= WHAT TO PRODUCE =
Pictures are not part of the copy. Retype the lines from the first one through the line that contains "233, 236, 240, 244, 248, 252, 256, 260]".

** Start **

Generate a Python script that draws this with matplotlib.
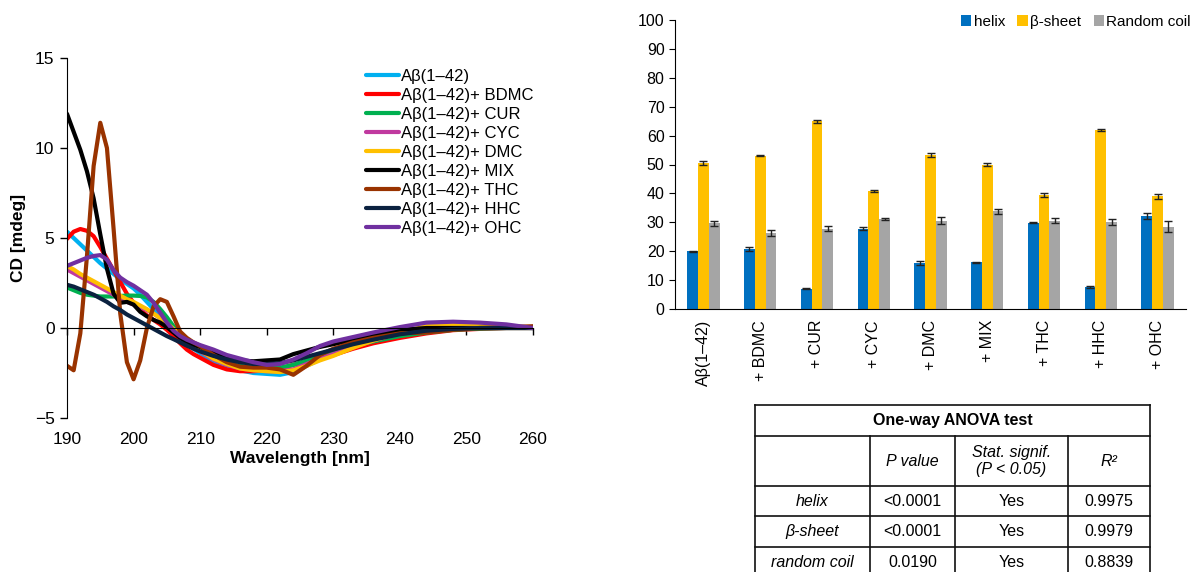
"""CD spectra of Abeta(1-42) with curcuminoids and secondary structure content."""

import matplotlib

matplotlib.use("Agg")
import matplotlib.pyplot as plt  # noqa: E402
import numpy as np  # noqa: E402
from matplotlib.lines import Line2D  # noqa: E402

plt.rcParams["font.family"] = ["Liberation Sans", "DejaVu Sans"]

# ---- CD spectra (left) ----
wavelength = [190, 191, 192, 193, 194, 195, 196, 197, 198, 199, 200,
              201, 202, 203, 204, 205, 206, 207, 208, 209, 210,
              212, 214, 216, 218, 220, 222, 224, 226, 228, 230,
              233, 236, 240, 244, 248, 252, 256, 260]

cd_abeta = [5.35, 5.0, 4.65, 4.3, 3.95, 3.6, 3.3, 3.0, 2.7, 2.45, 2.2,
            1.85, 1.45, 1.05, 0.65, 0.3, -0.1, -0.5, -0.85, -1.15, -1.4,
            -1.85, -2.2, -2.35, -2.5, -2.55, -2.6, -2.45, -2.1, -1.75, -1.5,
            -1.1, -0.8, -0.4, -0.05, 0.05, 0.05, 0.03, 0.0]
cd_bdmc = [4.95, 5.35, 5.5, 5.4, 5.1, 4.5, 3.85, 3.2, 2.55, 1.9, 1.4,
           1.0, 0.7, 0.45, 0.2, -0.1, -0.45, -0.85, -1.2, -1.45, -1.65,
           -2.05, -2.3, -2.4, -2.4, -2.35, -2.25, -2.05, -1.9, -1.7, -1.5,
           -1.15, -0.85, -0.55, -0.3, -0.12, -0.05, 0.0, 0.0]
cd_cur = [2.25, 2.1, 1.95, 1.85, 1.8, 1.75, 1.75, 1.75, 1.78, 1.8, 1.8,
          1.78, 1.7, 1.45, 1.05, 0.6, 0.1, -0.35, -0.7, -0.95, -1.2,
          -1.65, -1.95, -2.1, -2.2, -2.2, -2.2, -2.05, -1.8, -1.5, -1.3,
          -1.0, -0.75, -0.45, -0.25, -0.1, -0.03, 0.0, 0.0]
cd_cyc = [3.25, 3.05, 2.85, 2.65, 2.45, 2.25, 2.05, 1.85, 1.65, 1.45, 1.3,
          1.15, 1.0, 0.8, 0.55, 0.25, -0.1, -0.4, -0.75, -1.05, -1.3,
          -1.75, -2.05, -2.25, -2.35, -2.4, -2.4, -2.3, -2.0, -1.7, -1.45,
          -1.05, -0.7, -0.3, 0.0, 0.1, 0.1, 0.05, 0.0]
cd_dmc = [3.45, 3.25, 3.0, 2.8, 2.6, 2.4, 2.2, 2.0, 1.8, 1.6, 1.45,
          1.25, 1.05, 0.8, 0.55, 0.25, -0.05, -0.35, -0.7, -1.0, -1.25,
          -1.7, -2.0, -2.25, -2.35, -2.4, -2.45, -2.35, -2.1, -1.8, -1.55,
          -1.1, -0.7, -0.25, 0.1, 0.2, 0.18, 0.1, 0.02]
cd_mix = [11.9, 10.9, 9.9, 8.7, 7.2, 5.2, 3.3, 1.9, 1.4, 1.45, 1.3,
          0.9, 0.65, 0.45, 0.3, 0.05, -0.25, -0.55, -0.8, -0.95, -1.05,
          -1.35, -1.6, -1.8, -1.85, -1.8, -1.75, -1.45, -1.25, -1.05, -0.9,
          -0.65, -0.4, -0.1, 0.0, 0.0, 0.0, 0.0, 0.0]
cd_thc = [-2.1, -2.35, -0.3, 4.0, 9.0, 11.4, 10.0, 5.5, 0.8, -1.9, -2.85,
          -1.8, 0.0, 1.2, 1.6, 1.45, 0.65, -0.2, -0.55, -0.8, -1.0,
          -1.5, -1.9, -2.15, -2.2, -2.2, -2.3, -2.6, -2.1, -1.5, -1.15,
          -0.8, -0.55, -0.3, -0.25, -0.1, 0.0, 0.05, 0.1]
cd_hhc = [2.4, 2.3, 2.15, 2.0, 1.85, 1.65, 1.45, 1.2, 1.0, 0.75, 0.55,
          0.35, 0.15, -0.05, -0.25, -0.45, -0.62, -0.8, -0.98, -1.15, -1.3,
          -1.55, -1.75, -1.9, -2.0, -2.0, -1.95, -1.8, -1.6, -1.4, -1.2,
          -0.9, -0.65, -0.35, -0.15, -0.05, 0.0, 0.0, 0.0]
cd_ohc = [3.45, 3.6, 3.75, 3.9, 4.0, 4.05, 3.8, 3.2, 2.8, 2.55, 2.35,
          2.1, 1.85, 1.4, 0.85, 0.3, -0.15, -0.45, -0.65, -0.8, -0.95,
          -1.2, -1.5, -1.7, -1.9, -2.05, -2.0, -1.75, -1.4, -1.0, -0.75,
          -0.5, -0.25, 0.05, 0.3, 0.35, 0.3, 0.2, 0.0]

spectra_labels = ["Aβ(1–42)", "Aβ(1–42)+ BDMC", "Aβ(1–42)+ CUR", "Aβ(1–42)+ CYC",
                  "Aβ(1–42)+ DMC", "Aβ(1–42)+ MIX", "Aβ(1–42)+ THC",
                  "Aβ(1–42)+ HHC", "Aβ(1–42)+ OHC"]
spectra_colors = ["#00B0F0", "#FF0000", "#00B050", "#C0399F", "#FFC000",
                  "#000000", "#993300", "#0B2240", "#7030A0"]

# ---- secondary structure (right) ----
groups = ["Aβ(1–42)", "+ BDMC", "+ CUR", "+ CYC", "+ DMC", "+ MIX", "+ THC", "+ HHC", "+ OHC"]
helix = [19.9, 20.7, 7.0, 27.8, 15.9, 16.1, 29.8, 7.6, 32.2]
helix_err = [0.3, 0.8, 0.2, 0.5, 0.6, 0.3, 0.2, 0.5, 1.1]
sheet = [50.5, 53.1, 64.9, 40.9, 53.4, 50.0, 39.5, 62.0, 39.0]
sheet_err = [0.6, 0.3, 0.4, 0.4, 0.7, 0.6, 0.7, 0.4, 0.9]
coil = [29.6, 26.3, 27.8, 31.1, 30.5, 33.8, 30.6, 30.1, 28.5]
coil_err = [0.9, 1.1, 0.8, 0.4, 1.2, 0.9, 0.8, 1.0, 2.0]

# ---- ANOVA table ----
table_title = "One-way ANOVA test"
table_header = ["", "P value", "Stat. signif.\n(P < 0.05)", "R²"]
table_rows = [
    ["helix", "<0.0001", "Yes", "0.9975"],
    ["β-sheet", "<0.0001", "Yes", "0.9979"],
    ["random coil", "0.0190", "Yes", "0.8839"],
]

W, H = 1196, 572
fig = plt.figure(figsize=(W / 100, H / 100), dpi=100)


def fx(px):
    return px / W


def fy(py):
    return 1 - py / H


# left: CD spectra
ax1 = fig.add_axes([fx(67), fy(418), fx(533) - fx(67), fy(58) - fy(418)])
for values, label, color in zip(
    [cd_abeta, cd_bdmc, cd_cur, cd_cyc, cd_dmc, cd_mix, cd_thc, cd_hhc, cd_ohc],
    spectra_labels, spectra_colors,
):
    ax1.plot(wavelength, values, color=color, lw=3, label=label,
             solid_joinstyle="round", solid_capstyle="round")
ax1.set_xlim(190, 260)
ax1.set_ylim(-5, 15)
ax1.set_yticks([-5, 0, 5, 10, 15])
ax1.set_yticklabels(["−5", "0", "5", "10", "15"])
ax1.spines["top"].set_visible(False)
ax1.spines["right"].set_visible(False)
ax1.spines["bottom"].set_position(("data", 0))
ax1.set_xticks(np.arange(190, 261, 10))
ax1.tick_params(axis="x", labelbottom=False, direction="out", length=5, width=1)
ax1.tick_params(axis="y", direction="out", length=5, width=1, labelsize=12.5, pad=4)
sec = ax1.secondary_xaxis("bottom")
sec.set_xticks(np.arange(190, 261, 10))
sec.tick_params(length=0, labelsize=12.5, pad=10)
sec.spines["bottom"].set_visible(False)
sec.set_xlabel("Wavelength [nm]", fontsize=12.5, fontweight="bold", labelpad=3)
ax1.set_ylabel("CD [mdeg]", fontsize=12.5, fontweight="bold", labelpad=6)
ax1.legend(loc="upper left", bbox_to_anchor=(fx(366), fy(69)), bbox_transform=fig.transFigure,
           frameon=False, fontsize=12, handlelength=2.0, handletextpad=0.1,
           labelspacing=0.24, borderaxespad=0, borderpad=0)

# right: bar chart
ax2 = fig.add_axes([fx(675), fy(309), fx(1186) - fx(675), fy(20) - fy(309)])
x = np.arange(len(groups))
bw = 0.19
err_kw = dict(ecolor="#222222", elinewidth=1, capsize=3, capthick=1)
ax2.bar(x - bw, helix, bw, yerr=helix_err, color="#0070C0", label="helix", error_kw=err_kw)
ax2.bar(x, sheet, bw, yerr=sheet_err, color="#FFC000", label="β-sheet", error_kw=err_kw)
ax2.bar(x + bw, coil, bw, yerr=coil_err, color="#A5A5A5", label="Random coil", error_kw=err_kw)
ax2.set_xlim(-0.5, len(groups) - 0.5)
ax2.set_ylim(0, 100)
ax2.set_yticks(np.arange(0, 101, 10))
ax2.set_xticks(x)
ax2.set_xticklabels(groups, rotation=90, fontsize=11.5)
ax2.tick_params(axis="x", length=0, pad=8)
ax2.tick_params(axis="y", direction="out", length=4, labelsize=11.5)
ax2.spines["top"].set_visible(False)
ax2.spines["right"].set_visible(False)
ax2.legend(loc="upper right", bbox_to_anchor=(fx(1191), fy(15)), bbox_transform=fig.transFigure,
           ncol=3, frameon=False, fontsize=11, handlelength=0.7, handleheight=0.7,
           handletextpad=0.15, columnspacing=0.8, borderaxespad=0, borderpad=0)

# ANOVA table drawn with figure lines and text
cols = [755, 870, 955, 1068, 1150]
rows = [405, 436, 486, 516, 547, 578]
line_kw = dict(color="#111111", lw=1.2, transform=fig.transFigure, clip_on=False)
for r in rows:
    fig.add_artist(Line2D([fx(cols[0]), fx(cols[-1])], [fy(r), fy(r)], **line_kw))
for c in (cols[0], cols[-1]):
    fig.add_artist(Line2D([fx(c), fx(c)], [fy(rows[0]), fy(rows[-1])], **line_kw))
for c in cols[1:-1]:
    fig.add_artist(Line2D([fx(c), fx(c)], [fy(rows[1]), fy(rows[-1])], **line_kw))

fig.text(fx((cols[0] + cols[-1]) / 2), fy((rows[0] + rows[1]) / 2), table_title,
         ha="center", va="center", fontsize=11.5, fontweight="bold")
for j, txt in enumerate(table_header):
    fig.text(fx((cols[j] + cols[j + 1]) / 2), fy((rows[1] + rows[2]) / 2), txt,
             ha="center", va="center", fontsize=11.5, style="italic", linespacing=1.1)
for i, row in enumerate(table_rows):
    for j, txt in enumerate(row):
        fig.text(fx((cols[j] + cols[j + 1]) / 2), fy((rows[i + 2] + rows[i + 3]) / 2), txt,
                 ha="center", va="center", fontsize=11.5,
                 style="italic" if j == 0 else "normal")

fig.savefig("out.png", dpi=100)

** End **

= FINAL RESULT =
Generate a Python script that draws this with matplotlib.
"""CD spectra of Abeta(1-42) with curcuminoids and secondary structure content."""

import matplotlib

matplotlib.use("Agg")
import matplotlib.pyplot as plt  # noqa: E402
import numpy as np  # noqa: E402
from matplotlib.lines import Line2D  # noqa: E402

plt.rcParams["font.family"] = ["Liberation Sans", "DejaVu Sans"]

# ---- CD spectra (left) ----
wavelength = [190, 191, 192, 193, 194, 195, 196, 197, 198, 199, 200,
              201, 202, 203, 204, 205, 206, 207, 208, 209, 210,
              212, 214, 216, 218, 220, 222, 224, 226, 228, 230,
              233, 236, 240, 244, 248, 252, 256, 260]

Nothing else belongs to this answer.